Adding Equity to College and Career Pathways

Tomorrow’s High School: Creating Student Pathways for Both College and Career
By Gene Bottoms
(ASCD/SREB, 2022 – Learn more)

Reviewed by Frank J. Hagen

Why is it that our high schools currently perpetuate the traditional practice of selecting and sorting the majority of students for low wage careers with little chance for economic success or upward mobility in the 21st century?

At the other end of the socio-economic continuum, a simple minority of students continue to be prepared for high wage careers coupled with increased economic and social success. This conundrum perpetuates the plight of underserved students.

Dr. Gene Bottoms, a long-time leader in career and technical education, the creator of the High Schools That Work network at the Southern Regional Education Board and winner of the prestigious McGraw Prize in Education, carefully examines the current critical practices in many high schools that contribute to this conundrum as he offers focused and intentional solutions to move from the traditional high school to tomorrow’s high school!

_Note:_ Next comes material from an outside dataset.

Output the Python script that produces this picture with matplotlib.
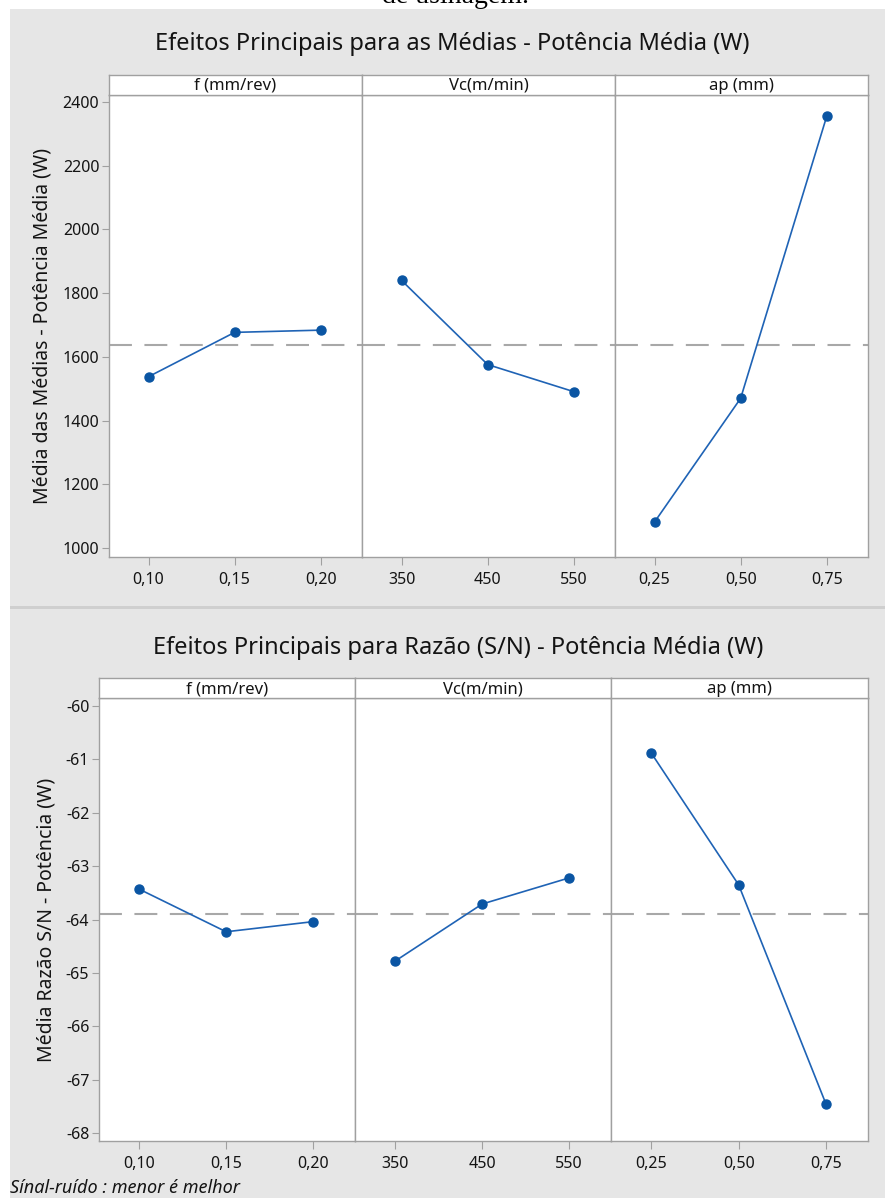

With the skill of a highly trained thoracic surgeon, he examines and cuts away at the numerous failures of current high school practices. He provides a series of proposed changes to transform current high schools to schools where ALL students are “challenged to move out of the shallow end of the curriculum into deeper learning experiences” by weaving together equally rigorous career and college options.

This is critical to prepare ALL students for economic success and upward mobility in the 21st century. This requires heroic leadership to not only uncover, but address the multiple blind spots in today’s accepted high school practices. The educational and economic impact of the pandemic era make such transformation all the more urgent.

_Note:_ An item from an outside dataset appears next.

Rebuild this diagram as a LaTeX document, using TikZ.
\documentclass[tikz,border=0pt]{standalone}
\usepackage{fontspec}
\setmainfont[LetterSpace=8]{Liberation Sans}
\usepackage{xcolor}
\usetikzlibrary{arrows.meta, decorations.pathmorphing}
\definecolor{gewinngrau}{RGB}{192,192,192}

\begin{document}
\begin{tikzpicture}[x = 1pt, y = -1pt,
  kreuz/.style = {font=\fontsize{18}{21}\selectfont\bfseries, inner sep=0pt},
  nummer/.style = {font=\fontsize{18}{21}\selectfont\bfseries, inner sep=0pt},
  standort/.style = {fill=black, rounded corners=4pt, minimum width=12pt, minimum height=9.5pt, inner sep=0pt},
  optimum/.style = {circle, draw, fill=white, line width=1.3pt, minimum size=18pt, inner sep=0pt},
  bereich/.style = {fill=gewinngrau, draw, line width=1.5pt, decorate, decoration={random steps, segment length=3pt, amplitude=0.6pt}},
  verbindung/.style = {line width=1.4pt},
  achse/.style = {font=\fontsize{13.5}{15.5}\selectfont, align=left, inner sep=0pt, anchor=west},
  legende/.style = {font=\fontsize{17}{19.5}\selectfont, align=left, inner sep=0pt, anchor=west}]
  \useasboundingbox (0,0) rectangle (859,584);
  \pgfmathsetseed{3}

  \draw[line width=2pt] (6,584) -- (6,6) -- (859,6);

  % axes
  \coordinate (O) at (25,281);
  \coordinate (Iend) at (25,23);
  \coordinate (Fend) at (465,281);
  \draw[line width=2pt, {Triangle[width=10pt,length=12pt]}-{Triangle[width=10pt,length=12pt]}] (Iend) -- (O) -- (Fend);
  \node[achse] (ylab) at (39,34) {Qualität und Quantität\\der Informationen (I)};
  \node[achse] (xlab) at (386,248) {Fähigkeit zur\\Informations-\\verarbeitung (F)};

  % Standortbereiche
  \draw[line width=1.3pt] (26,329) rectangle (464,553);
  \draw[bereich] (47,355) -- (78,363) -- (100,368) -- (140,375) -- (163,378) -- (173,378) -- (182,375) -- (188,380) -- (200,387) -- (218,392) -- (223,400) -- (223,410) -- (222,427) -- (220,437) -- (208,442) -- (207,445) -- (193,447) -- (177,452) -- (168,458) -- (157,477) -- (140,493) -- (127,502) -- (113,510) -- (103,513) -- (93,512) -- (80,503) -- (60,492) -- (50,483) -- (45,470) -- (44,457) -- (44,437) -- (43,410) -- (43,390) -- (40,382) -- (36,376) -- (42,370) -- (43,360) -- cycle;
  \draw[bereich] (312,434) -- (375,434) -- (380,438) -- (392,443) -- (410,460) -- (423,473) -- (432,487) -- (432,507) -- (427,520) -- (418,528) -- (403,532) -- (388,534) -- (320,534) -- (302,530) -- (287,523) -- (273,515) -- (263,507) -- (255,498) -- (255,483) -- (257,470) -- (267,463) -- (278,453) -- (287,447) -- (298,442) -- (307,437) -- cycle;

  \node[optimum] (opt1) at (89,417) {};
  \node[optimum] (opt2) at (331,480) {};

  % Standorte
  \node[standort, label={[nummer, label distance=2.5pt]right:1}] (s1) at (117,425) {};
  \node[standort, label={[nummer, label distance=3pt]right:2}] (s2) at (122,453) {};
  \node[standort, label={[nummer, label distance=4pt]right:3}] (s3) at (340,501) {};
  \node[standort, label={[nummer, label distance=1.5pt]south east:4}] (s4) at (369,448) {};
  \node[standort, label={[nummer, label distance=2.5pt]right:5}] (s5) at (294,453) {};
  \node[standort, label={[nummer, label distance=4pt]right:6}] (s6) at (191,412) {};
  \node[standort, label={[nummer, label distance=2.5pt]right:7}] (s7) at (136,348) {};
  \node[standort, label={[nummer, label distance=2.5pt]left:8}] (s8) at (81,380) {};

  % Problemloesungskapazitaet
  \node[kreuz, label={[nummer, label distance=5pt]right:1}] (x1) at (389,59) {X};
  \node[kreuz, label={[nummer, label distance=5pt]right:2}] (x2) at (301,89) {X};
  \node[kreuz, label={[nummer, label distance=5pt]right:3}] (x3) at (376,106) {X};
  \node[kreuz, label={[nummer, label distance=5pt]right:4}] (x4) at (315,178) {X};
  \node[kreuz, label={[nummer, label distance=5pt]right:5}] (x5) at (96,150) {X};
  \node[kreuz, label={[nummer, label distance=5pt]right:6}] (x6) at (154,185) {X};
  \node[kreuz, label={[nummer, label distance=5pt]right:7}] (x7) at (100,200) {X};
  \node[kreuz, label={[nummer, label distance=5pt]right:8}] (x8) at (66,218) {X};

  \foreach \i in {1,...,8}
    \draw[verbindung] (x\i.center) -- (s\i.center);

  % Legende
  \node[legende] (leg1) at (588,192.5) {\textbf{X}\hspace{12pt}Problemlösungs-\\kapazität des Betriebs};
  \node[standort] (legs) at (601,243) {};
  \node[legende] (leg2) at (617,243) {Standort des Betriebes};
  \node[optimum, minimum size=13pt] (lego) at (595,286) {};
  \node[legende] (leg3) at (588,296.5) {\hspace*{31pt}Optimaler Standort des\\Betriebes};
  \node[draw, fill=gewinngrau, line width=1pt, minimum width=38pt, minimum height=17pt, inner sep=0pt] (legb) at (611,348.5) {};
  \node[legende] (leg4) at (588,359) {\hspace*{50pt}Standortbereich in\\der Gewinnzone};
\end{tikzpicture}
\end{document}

Nine Beliefs to Transform High Schools

Bottoms provides a series of nine beliefs that can overcome the current status-quo complacency so that high schools are transformed to dramatically increase economic opportunity for ALL students. These includes “high expectations” (1) for ALL students, and genuine “family engagement” (2) while “helping students develop a clear vision for the future” (3).

Bottoms calls for “different paths to success” (4) coupled with a “growth mindset” (5), “teacher expertise” (6) and “professional growth” (7). It is necessary for both “Boards and System Leaders” (8) to act as allies rather than roadblocks or obstacles and fully support “Principal Leadership” (9).

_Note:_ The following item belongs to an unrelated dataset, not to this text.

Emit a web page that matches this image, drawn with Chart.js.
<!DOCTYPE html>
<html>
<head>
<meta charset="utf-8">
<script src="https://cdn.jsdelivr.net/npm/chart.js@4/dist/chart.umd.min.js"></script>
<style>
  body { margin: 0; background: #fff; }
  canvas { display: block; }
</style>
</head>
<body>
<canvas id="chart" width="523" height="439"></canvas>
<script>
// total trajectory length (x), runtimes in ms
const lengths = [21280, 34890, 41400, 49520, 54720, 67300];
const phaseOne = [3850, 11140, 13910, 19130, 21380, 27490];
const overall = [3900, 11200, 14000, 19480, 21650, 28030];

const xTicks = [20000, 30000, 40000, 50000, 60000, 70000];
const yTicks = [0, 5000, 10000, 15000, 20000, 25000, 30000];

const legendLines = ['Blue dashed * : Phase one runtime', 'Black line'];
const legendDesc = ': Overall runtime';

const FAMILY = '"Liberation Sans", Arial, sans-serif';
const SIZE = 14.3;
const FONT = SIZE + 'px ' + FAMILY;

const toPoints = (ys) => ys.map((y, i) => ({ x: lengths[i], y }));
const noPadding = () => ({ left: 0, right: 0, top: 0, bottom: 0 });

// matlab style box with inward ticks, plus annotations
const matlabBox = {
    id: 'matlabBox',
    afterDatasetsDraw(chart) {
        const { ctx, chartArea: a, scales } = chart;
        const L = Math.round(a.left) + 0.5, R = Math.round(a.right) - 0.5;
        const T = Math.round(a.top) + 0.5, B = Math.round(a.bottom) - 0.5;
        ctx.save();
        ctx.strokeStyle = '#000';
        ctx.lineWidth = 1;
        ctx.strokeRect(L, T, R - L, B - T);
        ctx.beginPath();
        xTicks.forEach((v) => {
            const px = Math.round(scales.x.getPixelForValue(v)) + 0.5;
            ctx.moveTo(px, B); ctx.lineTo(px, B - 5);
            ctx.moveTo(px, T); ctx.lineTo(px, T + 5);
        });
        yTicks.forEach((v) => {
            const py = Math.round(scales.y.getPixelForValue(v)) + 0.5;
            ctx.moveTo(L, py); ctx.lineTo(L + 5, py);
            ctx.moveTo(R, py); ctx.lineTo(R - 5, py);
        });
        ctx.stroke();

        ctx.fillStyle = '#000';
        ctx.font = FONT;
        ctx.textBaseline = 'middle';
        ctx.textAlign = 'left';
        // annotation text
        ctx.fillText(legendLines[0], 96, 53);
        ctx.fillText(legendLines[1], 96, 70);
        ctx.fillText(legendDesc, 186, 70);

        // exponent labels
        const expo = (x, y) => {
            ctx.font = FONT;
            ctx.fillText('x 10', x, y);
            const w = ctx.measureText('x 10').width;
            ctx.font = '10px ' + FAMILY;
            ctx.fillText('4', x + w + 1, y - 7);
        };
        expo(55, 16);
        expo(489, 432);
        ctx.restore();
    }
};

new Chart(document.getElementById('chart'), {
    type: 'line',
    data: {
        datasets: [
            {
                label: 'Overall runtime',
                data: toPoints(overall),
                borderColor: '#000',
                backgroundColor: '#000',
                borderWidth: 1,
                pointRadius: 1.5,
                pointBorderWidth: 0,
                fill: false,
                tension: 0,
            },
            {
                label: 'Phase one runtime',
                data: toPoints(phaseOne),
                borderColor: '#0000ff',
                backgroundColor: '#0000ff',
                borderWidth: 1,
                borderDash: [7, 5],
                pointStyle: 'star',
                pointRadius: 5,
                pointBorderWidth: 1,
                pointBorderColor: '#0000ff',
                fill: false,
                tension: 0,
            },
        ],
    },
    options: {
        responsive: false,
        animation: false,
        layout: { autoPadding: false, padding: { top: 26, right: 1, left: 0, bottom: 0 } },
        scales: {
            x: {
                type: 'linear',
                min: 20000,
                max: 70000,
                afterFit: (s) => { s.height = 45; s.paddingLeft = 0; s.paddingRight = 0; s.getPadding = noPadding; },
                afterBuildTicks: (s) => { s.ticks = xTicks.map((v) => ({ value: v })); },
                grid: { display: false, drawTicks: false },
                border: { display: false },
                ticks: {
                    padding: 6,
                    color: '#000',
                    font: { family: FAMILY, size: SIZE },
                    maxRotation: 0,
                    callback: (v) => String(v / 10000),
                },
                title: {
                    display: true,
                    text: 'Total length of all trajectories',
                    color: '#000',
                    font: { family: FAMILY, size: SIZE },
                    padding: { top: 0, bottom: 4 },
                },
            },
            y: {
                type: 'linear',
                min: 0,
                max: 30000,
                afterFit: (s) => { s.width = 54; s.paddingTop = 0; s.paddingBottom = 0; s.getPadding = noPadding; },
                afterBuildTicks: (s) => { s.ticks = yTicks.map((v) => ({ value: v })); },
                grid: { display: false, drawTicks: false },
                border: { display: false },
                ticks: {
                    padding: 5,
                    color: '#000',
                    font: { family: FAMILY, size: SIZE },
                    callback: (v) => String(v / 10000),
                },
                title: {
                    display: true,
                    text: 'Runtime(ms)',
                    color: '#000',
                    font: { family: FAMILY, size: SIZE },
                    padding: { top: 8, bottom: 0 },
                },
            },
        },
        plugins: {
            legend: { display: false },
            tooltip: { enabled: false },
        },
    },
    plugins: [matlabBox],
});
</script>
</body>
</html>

Each of the nine beliefs alone is not sufficient to tackle the current state of high schools. However, together they form a synergistic model for change contributing to student success in the classroom and, ultimately, economic success and upward mobility in the 21st century.

Bottoms, who also founded the Making Middle Grades Work network, doesn’t ignore the important role of the upper middle grades in supporting these improvements by broadening and deepening math and literacy learning. This excerpt states his outlook succinctly.


Recognizing the Role of Middle School
in Improving High School Outcomes

The connection between middle school and high school is a critical piece of any district’s ability to meet bold graduation goals. An attitude prevails in some systems that the mission of middle school falls outside the realm of rigorous academic preparation – that academic learning is a responsibility best left to the high schools, while educators in the middle focus on the transition through adolescence.

The most successful middle schools understand that their emerging adults need to be fully equipped for a successful life and that students cannot take a detour around serious studies for three or four critical years.

No one argues that adolescence is a challenging time, and middle school educators have an important role in supporting young people through this stage of development. But, as highly successful middle-level teachers have demonstrated, that role can be fulfilled while also supporting and preparing students in grades 6 through 8 for rigorous high school studies that lead to most students graduating ready for some level of postsecondary education.

Breaking down traditional barriers and stereotypes that make middle/high school collaboration so difficult is essential. It will require an intensive effort—with all “eyes on the prize”—to align the middle school curriculum to high school readiness standards for literacy, mathematics, and science, and to create rigorous pathways toward success.

– Excerpt, Tomorrow’s High School, ASCD, 2022)


What Do We Truly Want for All Students?

In Tomorrow’s High School, Gene Bottoms presents a lucid summary of what needs to happen and why it must happen sooner rather than later.  He asks educators to stop, step back from today, and take this pledge: “We will fully prepare and graduate every student so that he or she is ready for postsecondary studies and career opportunities leading to an economically, socially, and critically rewarding life.”

I highly recommend this book and its Bold Goals for study and discussion among school board members, district leadership, high school and middle school principals, and teacher leaders.



Frank J. Hagen is a retired school principal who currently teaches school leadership courses at Wilmington University where he has taught for the past 20 years. He was a highly successful school principal in both Delaware and Maryland for over 24 years and was selected as Delaware’s School Principal of the Year in 1993.

Throughout his career, Frank has served on a number of leadership committees and presented at national, regional, and local school leadership conferences including the National Association for Secondary School Principals and the Southern Regional Education Board. He has served in a number of interim school leadership positions in select public and charter schools since retiring in 2007 as well as consulting with McREL International and the Delaware Academy for School Leadership (University of Delaware).